*PROMPT*. Tally the lines that include "this". Output the number only.

[Excerpt from a dataset]
╭──

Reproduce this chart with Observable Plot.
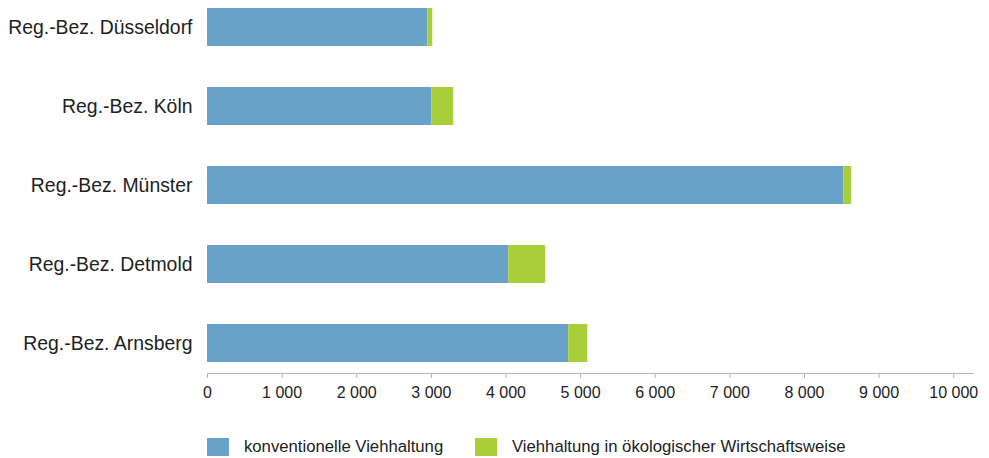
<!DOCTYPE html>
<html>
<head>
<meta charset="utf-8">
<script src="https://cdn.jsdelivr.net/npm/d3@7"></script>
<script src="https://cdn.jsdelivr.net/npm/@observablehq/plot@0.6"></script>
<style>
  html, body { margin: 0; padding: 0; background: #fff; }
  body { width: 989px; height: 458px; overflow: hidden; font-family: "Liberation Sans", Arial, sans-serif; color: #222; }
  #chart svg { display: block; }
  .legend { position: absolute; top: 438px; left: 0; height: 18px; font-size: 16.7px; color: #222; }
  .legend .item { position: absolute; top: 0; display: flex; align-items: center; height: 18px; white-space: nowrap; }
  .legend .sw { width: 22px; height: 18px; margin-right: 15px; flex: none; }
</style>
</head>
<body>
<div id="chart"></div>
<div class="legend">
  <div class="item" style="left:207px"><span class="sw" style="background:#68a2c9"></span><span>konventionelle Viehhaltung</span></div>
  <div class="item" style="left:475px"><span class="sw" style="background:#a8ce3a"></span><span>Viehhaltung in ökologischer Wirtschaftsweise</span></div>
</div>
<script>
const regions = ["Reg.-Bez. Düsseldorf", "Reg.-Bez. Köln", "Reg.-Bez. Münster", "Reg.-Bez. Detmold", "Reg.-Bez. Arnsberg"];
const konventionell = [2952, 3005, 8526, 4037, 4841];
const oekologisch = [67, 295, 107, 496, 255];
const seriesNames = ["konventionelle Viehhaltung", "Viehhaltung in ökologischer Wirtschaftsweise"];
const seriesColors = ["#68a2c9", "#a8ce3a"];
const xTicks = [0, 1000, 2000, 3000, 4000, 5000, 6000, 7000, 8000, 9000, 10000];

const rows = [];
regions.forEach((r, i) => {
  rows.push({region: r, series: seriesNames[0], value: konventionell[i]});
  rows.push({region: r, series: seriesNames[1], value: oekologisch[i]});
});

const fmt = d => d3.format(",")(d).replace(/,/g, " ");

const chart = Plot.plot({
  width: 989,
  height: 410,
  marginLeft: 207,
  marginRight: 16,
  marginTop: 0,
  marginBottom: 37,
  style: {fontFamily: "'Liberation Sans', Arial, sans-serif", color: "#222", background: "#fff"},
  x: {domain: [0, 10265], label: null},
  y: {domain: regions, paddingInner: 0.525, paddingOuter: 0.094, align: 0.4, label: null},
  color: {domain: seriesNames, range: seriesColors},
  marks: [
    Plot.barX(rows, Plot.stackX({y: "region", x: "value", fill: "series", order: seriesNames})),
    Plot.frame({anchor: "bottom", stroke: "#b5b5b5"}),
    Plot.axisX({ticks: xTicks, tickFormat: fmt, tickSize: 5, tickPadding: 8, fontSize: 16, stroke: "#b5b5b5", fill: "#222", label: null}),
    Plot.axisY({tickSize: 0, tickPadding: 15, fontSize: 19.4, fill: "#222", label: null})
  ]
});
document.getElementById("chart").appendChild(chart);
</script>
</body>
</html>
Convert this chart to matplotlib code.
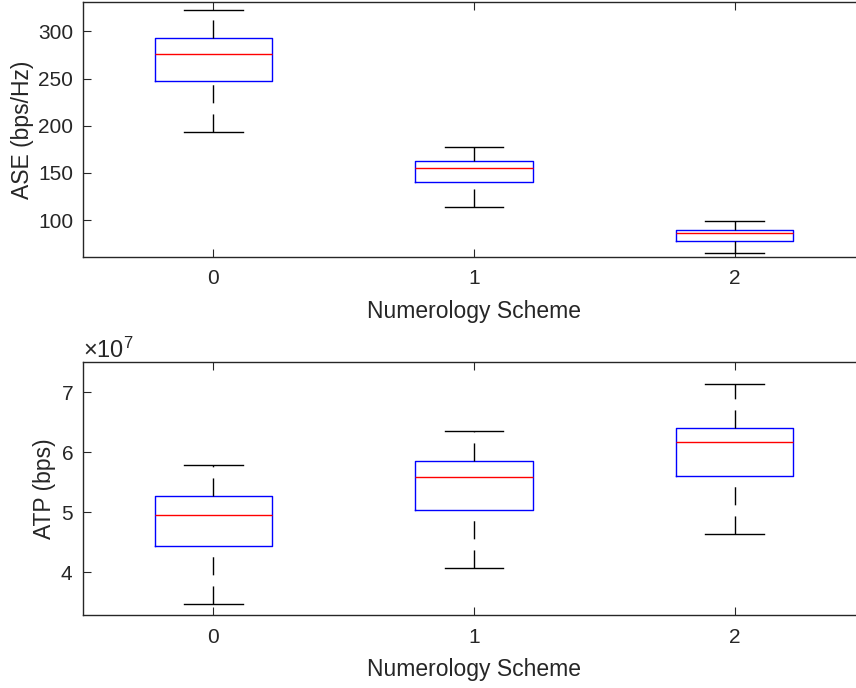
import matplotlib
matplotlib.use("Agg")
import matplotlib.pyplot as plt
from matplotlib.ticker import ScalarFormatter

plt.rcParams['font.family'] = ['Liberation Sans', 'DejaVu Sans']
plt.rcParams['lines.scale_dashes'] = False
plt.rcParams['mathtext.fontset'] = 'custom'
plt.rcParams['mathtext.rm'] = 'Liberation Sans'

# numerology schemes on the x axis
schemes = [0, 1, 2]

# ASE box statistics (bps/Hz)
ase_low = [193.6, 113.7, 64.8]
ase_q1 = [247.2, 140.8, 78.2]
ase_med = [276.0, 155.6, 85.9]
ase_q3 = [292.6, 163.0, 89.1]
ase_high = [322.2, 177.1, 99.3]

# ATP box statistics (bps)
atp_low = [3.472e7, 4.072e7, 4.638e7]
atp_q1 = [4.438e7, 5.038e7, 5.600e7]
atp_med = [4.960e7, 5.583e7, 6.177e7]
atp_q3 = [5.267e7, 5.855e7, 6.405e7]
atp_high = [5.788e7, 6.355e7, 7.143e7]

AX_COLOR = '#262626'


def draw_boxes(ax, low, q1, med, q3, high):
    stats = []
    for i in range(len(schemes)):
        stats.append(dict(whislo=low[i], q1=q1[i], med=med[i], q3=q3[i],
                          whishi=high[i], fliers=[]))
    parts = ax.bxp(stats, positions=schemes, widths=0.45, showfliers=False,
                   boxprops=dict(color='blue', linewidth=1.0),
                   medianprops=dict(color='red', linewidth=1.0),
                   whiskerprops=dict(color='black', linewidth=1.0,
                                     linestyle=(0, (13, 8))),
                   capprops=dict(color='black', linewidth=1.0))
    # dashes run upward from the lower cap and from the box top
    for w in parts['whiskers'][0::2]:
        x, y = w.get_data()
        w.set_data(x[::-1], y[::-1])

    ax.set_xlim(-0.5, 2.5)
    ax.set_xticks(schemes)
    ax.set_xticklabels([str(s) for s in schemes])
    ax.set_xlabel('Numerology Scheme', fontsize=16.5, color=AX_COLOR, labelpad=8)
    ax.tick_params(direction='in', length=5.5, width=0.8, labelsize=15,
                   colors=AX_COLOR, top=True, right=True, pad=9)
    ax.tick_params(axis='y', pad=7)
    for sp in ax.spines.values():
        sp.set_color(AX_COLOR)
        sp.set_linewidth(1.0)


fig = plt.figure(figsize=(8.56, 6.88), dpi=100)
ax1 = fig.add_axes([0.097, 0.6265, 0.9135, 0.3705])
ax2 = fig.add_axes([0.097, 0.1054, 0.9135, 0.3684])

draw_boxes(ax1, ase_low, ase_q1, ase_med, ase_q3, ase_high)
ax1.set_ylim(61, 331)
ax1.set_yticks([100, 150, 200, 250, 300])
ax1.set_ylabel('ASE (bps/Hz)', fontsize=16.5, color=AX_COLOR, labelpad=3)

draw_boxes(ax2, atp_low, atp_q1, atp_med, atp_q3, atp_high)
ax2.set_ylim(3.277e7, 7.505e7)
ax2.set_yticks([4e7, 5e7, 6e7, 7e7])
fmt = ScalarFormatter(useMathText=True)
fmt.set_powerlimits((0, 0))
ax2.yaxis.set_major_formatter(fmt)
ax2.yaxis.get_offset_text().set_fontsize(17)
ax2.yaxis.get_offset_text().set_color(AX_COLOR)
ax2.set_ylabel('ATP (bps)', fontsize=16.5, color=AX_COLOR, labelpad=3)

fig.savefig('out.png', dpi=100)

╰──

*WRITTEN ANSWER*. 2